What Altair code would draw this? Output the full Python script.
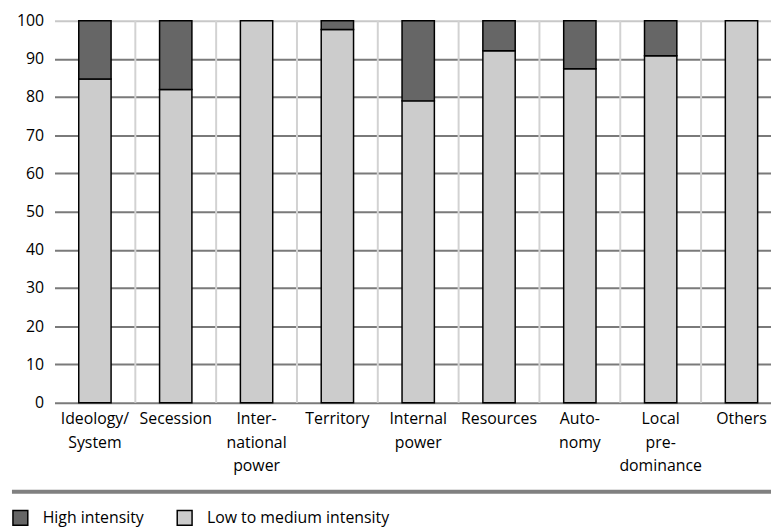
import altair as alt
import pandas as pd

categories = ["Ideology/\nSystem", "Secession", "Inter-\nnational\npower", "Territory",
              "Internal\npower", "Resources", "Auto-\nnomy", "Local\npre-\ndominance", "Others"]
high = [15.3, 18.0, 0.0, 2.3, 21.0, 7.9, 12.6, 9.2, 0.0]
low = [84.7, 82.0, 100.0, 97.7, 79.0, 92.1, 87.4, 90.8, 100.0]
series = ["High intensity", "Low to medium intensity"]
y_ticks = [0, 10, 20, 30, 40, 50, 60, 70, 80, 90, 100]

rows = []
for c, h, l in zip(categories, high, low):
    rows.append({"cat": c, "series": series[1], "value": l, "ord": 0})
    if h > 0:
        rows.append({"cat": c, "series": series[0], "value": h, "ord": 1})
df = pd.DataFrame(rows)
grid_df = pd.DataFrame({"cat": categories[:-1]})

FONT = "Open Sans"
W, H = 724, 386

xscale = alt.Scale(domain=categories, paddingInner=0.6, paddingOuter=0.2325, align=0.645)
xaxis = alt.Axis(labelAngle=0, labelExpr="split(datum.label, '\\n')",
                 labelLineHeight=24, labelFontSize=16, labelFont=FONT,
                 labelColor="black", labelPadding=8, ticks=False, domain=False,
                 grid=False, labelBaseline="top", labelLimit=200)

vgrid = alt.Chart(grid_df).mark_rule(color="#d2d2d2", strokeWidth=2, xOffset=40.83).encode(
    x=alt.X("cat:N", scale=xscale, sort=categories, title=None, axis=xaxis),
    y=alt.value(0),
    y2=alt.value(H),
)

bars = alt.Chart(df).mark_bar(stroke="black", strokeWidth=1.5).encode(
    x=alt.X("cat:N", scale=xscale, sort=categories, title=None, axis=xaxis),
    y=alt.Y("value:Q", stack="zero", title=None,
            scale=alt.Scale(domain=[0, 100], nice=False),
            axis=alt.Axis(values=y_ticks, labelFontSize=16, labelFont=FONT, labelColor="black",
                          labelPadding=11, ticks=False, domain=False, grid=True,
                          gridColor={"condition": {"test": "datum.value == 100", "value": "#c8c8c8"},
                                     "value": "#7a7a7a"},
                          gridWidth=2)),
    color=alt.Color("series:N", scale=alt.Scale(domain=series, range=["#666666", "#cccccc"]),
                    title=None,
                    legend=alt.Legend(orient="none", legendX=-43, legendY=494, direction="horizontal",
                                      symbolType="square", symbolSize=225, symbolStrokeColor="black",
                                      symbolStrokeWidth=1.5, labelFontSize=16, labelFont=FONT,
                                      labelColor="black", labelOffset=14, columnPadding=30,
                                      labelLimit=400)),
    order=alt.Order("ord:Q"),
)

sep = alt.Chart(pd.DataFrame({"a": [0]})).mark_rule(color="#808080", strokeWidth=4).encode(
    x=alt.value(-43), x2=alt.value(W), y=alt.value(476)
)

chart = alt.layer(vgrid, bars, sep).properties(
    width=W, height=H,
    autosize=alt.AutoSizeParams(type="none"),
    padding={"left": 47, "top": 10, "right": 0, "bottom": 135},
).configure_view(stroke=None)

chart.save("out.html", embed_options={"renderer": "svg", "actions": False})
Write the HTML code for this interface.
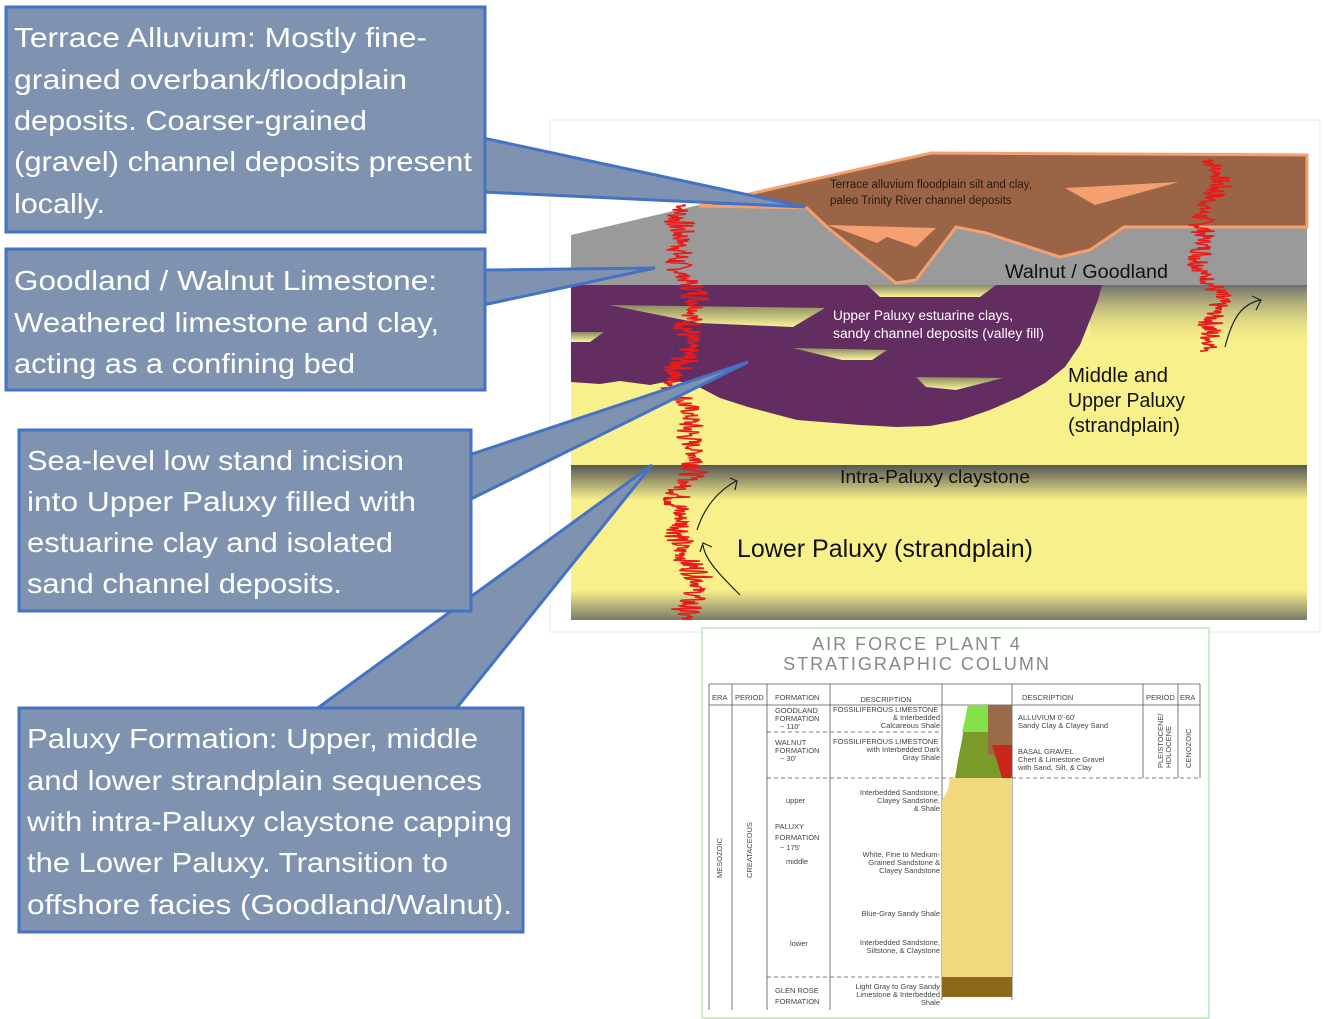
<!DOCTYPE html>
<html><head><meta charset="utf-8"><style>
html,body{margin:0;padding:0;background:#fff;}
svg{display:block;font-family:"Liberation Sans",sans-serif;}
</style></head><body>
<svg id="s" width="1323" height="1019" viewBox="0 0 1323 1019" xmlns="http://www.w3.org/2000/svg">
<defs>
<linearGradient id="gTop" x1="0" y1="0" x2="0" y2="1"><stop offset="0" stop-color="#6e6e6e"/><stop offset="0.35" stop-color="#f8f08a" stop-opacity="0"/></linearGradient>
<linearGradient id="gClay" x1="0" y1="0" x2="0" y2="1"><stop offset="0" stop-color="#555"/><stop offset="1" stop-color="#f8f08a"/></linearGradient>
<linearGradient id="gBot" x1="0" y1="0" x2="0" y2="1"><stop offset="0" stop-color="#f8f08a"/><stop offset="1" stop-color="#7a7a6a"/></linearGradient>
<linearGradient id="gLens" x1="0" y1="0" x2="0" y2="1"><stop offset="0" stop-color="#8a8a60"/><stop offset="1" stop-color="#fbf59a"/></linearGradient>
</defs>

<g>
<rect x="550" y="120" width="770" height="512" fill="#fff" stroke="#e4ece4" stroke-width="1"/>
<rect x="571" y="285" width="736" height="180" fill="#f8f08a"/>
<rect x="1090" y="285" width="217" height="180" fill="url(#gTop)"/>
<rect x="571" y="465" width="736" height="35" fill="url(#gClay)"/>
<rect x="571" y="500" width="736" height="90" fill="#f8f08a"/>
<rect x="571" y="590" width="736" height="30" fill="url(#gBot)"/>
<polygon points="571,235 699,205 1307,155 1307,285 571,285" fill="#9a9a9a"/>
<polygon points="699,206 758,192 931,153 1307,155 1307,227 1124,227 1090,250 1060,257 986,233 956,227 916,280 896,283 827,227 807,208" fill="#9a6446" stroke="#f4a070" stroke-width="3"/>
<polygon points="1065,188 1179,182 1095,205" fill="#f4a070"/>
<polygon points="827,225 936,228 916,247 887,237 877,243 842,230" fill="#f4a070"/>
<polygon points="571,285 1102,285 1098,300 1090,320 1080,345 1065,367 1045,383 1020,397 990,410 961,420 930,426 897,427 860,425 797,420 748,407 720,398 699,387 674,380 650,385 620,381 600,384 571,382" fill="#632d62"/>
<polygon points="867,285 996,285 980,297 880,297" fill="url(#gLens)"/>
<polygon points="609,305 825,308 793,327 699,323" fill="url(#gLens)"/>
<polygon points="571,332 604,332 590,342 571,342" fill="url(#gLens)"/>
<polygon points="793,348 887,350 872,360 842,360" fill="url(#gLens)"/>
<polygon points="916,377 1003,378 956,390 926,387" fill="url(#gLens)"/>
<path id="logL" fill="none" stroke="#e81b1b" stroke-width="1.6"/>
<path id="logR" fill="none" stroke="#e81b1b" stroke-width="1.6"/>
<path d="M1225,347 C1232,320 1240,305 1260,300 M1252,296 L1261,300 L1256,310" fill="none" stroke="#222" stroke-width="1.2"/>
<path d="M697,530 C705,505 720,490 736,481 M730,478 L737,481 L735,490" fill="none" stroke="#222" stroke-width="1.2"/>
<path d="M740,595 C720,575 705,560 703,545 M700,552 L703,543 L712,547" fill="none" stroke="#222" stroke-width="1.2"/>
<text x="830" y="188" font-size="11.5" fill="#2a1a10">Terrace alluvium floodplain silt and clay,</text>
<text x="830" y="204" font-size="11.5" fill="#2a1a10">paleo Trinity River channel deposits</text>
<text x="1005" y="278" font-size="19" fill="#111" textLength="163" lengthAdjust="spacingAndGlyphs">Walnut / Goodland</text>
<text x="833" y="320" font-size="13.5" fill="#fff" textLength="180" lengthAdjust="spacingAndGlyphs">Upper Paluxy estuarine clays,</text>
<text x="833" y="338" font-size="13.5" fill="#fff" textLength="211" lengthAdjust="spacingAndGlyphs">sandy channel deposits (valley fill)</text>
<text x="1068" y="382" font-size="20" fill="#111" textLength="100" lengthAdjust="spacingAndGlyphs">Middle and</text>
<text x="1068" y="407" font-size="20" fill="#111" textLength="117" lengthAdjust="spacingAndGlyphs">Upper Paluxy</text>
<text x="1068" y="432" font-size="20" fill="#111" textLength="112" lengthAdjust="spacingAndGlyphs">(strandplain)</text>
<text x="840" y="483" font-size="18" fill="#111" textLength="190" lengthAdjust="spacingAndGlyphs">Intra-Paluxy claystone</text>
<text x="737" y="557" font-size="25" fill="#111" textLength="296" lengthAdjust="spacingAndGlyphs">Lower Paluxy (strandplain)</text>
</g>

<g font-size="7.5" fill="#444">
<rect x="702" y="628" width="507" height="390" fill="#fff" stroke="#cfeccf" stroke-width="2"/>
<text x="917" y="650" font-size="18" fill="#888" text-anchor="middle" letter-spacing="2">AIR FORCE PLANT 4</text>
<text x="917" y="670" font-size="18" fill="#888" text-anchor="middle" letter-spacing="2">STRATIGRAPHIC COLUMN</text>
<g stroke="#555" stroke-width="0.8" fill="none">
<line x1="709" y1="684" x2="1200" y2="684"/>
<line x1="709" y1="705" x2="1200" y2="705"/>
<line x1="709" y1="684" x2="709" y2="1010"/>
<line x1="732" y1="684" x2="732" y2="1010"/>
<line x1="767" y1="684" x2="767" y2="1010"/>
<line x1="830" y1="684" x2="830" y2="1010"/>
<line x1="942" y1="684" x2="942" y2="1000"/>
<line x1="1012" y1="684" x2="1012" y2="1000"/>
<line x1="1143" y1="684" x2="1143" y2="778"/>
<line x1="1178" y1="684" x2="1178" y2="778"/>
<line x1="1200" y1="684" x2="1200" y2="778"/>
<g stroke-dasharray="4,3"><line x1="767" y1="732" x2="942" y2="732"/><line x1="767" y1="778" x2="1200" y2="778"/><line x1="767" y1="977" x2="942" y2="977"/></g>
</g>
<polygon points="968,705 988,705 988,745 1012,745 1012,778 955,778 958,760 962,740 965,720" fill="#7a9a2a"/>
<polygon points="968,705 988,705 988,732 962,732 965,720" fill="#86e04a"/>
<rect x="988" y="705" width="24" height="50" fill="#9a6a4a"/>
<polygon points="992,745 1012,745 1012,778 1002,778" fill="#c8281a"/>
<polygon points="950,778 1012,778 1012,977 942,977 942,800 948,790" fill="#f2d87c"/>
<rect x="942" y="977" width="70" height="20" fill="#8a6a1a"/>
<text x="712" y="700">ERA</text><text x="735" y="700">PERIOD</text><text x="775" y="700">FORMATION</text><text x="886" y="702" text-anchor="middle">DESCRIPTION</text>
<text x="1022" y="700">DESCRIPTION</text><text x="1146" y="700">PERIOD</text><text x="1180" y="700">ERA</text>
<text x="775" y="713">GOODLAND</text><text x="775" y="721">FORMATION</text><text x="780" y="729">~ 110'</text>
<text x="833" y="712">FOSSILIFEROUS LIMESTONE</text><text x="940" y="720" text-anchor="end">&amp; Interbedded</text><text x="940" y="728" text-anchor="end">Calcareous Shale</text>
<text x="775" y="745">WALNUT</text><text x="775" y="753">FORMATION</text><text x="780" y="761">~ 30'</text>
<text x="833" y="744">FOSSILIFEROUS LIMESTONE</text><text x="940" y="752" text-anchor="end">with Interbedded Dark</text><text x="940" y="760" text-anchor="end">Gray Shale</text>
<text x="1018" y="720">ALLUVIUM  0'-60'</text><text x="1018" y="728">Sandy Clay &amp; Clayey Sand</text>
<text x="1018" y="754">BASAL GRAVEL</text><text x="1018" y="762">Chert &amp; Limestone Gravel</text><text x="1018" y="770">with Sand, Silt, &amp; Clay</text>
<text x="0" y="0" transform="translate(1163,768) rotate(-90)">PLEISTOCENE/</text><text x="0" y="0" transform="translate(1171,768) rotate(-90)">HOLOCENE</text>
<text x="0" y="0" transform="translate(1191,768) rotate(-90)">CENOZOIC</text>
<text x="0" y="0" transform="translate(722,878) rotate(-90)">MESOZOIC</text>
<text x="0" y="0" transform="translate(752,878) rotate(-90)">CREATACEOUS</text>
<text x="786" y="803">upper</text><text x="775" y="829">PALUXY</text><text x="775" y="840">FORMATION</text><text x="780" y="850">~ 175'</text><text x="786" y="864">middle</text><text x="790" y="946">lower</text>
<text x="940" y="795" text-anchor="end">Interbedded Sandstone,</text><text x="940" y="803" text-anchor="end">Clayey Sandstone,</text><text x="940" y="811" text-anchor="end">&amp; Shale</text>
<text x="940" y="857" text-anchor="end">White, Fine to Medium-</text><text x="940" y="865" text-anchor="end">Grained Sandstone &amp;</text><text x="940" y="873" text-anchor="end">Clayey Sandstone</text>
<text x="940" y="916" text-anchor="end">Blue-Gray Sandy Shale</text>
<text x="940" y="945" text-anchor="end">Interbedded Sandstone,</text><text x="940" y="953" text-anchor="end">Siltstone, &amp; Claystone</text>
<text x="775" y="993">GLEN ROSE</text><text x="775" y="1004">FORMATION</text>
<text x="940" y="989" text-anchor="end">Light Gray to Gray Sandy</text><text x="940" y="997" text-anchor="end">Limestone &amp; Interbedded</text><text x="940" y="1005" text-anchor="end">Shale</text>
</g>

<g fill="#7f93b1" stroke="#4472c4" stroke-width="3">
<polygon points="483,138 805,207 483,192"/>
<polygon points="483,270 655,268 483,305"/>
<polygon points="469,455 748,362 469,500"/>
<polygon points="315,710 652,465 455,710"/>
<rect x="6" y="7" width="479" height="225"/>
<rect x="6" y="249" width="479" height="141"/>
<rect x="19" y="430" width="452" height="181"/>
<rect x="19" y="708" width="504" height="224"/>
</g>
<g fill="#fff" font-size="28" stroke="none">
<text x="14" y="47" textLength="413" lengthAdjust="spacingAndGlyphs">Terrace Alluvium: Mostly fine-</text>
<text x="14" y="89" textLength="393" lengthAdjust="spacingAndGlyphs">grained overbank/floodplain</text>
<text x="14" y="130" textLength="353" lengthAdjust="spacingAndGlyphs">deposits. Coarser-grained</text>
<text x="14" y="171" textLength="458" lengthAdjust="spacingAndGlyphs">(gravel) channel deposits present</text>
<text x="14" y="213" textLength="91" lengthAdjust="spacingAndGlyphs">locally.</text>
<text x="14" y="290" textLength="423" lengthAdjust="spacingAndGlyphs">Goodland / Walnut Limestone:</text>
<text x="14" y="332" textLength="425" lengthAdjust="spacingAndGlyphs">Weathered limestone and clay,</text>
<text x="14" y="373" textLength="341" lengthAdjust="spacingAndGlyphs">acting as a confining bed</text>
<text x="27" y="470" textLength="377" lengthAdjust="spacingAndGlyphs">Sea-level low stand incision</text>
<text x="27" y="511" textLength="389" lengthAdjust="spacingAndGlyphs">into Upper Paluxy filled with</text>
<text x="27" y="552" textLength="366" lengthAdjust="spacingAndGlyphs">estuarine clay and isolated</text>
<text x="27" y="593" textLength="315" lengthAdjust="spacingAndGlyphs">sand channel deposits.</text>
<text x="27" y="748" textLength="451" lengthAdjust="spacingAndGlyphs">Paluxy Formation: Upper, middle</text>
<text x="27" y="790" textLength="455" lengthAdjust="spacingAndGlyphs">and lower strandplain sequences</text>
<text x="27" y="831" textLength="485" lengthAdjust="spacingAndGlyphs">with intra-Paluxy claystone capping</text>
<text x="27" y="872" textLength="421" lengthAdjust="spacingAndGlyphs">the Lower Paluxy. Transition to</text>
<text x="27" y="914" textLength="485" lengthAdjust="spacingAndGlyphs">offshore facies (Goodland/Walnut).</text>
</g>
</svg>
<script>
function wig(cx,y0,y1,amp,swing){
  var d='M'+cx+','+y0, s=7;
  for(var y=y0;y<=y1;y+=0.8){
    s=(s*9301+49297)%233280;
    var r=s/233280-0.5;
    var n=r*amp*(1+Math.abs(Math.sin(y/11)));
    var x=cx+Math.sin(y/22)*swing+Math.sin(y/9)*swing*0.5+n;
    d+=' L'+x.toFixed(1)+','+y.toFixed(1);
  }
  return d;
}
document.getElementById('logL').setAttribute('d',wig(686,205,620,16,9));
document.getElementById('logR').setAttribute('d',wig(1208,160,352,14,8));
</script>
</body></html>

——————————

REQUIRED WORK:
From the opening line of the entries above to the line containing "80, 90, 100]", please transcribe each line exactly, skipping every picture.

EXERCISE RESULT:
What Altair code would draw this? Output the full Python script.
import altair as alt
import pandas as pd

categories = ["Ideology/\nSystem", "Secession", "Inter-\nnational\npower", "Territory",
              "Internal\npower", "Resources", "Auto-\nnomy", "Local\npre-\ndominance", "Others"]
high = [15.3, 18.0, 0.0, 2.3, 21.0, 7.9, 12.6, 9.2, 0.0]
low = [84.7, 82.0, 100.0, 97.7, 79.0, 92.1, 87.4, 90.8, 100.0]
series = ["High intensity", "Low to medium intensity"]
y_ticks = [0, 10, 20, 30, 40, 50, 60, 70, 80, 90, 100]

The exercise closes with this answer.